→ **TASK REQUIREMENTS**
Leave out the pictures and transcribe everything else exactly.

→ **INFORMATION SHOWN**

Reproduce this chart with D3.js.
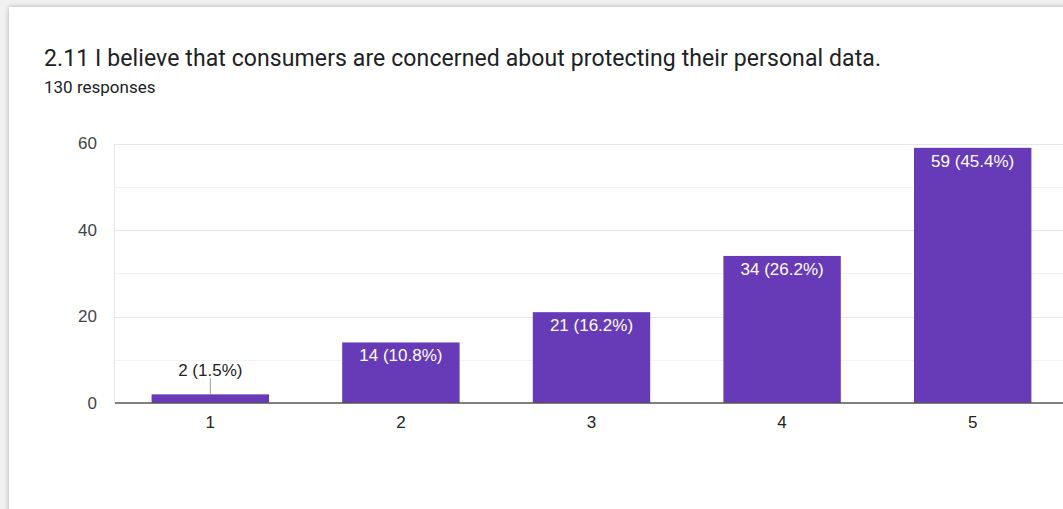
<!DOCTYPE html>
<html>
<head>
<meta charset="utf-8">
<script src="https://cdn.jsdelivr.net/npm/d3@7"></script>
<style>
  html, body { margin: 0; padding: 0; width: 1063px; height: 509px; overflow: hidden; background: #f1f1f1; }
  #card { position: absolute; left: 9px; top: 7px; width: 1100px; height: 560px; background: #fff;
          box-shadow: 0 0 5px rgba(0,0,0,0.28); }
  svg { position: absolute; left: 0; top: 0; }
</style>
</head>
<body>
<div id="card"></div>
<svg id="chart" width="1063" height="509"></svg>
<script>
const title = "2.11 I believe that consumers are concerned about protecting their personal data.";
const totalResponses = 130;
const categories = ["1", "2", "3", "4", "5"];
const counts = [2, 14, 21, 34, 59];
const yTicks = [0, 20, 40, 60];
const yMinorTicks = [10, 30, 50];

const svg = d3.select("#chart");

svg.append("text")
  .attr("x", 44).attr("y", 66)
  .attr("font-family", "Roboto, sans-serif")
  .attr("font-size", 23)
  .attr("letter-spacing", 0.1)
  .attr("fill", "#202124")
  .text(title);

svg.append("text")
  .attr("x", 44).attr("y", 93)
  .attr("font-family", "Roboto, sans-serif")
  .attr("font-size", 17)
  .attr("fill", "#202124")
  .text(totalResponses + " responses");

const x = d3.scaleBand().domain(categories).range([115, 1068])
  .paddingInner(0.384).paddingOuter(0.192);
const y = d3.scaleLinear().domain([0, 60]).range([403, 143.5]);

const g = svg.append("g");

// gridlines
g.selectAll("line.minor").data(yMinorTicks).join("line")
  .attr("class", "minor")
  .attr("x1", 115).attr("x2", 1068)
  .attr("y1", d => Math.round(y(d)) + 0.5).attr("y2", d => Math.round(y(d)) + 0.5)
  .attr("stroke", "#f3f3f3");
g.selectAll("line.major").data(yTicks.filter(d => d > 0)).join("line")
  .attr("class", "major")
  .attr("x1", 115).attr("x2", 1068)
  .attr("y1", d => Math.round(y(d)) + 0.5).attr("y2", d => Math.round(y(d)) + 0.5)
  .attr("stroke", "#e6e6e6");
g.append("line")
  .attr("x1", 114.5).attr("x2", 114.5)
  .attr("y1", y(60)).attr("y2", y(0))
  .attr("stroke", "#e6e6e6");

// y axis labels
const yAxis = d3.axisLeft(y).tickValues(yTicks).tickSize(0).tickPadding(18);
const ya = g.append("g").attr("transform", "translate(115,0)").call(yAxis);
ya.select(".domain").remove();
ya.selectAll("text")
  .attr("font-family", "'Liberation Sans', Arial, sans-serif")
  .attr("font-size", 17).attr("fill", "#444");

// bars
g.selectAll("rect.bar").data(counts).join("rect")
  .attr("class", "bar")
  .attr("x", (d, i) => x(categories[i]))
  .attr("width", x.bandwidth())
  .attr("y", d => y(d))
  .attr("height", d => y(0) - y(d))
  .attr("fill", "#673ab7");

// baseline axis
const xAxis = d3.axisBottom(x).tickSize(0).tickPadding(13);
const xa = g.append("g").attr("transform", "translate(0," + y(0) + ")").call(xAxis);
xa.select(".domain").attr("stroke", "#555").attr("stroke-width", 1.5)
  .attr("d", "M115,0H1068");
xa.selectAll("text")
  .attr("font-family", "'Liberation Sans', Arial, sans-serif")
  .attr("font-size", 17).attr("fill", "#222");

// value labels
const fmt = d => d + " (" + (d / totalResponses * 100).toFixed(1) + "%)";
counts.forEach((d, i) => {
  const cx = x(categories[i]) + x.bandwidth() / 2;
  const inside = (y(0) - y(d)) > 26;
  if (inside) {
    g.append("text")
      .attr("x", cx).attr("y", y(d) + 19)
      .attr("text-anchor", "middle")
      .attr("font-family", "'Liberation Sans', Arial, sans-serif")
      .attr("font-size", 17).attr("fill", "#fff")
      .text(fmt(d));
  } else {
    g.append("line")
      .attr("x1", cx).attr("x2", cx)
      .attr("y1", y(d) - 16).attr("y2", y(d))
      .attr("stroke", "#999").attr("stroke-width", 1);
    g.append("text")
      .attr("x", cx).attr("y", y(d) - 18)
      .attr("text-anchor", "middle")
      .attr("font-family", "'Liberation Sans', Arial, sans-serif")
      .attr("font-size", 17).attr("fill", "#222")
      .text(fmt(d));
  }
});
</script>
</body>
</html>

→ **REPLY**
Reproduce this chart with D3.js.
<!DOCTYPE html>
<html>
<head>
<meta charset="utf-8">
<script src="https://cdn.jsdelivr.net/npm/d3@7"></script>
<style>
  html, body { margin: 0; padding: 0; width: 1063px; height: 509px; overflow: hidden; background: #f1f1f1; }
  #card { position: absolute; left: 9px; top: 7px; width: 1100px; height: 560px; background: #fff;
          box-shadow: 0 0 5px rgba(0,0,0,0.28); }
  svg { position: absolute; left: 0; top: 0; }
</style>
</head>
<body>
<div id="card"></div>
<svg id="chart" width="1063" height="509"></svg>
<script>
const title = "2.11 I believe that consumers are concerned about protecting their personal data.";
const totalResponses = 130;
const categories = ["1", "2", "3", "4", "5"];
const counts = [2, 14, 21, 34, 59];
const yTicks = [0, 20, 40, 60];
const yMinorTicks = [10, 30, 50];

const svg = d3.select("#chart");

svg.append("text")
  .attr("x", 44).attr("y", 66)
  .attr("font-family", "Roboto, sans-serif")
  .attr("font-size", 23)
  .attr("letter-spacing", 0.1)
  .attr("fill", "#202124")
  .text(title);

svg.append("text")
  .attr("x", 44).attr("y", 93)
  .attr("font-family", "Roboto, sans-serif")
  .attr("font-size", 17)
  .attr("fill", "#202124")
  .text(totalResponses + " responses");

const x = d3.scaleBand().domain(categories).range([115, 1068])
  .paddingInner(0.384).paddingOuter(0.192);
const y = d3.scaleLinear().domain([0, 60]).range([403, 143.5]);

const g = svg.append("g");

// gridlines
g.selectAll("line.minor").data(yMinorTicks).join("line")
  .attr("class", "minor")
  .attr("x1", 115).attr("x2", 1068)
  .attr("y1", d => Math.round(y(d)) + 0.5).attr("y2", d => Math.round(y(d)) + 0.5)
  .attr("stroke", "#f3f3f3");
g.selectAll("line.major").data(yTicks.filter(d => d > 0)).join("line")
  .attr("class", "major")
  .attr("x1", 115).attr("x2", 1068)
  .attr("y1", d => Math.round(y(d)) + 0.5).attr("y2", d => Math.round(y(d)) + 0.5)
  .attr("stroke", "#e6e6e6");
g.append("line")
  .attr("x1", 114.5).attr("x2", 114.5)
  .attr("y1", y(60)).attr("y2", y(0))
  .attr("stroke", "#e6e6e6");

// y axis labels
const yAxis = d3.axisLeft(y).tickValues(yTicks).tickSize(0).tickPadding(18);
const ya = g.append("g").attr("transform", "translate(115,0)").call(yAxis);
ya.select(".domain").remove();
ya.selectAll("text")
  .attr("font-family", "'Liberation Sans', Arial, sans-serif")
  .attr("font-size", 17).attr("fill", "#444");

// bars
g.selectAll("rect.bar").data(counts).join("rect")
  .attr("class", "bar")
  .attr("x", (d, i) => x(categories[i]))
  .attr("width", x.bandwidth())
  .attr("y", d => y(d))
  .attr("height", d => y(0) - y(d))
  .attr("fill", "#673ab7");

// baseline axis
const xAxis = d3.axisBottom(x).tickSize(0).tickPadding(13);
const xa = g.append("g").attr("transform", "translate(0," + y(0) + ")").call(xAxis);
xa.select(".domain").attr("stroke", "#555").attr("stroke-width", 1.5)
  .attr("d", "M115,0H1068");
xa.selectAll("text")
  .attr("font-family", "'Liberation Sans', Arial, sans-serif")
  .attr("font-size", 17).attr("fill", "#222");

// value labels
const fmt = d => d + " (" + (d / totalResponses * 100).toFixed(1) + "%)";
counts.forEach((d, i) => {
  const cx = x(categories[i]) + x.bandwidth() / 2;
  const inside = (y(0) - y(d)) > 26;
  if (inside) {
    g.append("text")
      .attr("x", cx).attr("y", y(d) + 19)
      .attr("text-anchor", "middle")
      .attr("font-family", "'Liberation Sans', Arial, sans-serif")
      .attr("font-size", 17).attr("fill", "#fff")
      .text(fmt(d));
  } else {
    g.append("line")
      .attr("x1", cx).attr("x2", cx)
      .attr("y1", y(d) - 16).attr("y2", y(d))
      .attr("stroke", "#999").attr("stroke-width", 1);
    g.append("text")
      .attr("x", cx).attr("y", y(d) - 18)
      .attr("text-anchor", "middle")
      .attr("font-family", "'Liberation Sans', Arial, sans-serif")
      .attr("font-size", 17).attr("fill", "#222")
      .text(fmt(d));
  }
});
</script>
</body>
</html>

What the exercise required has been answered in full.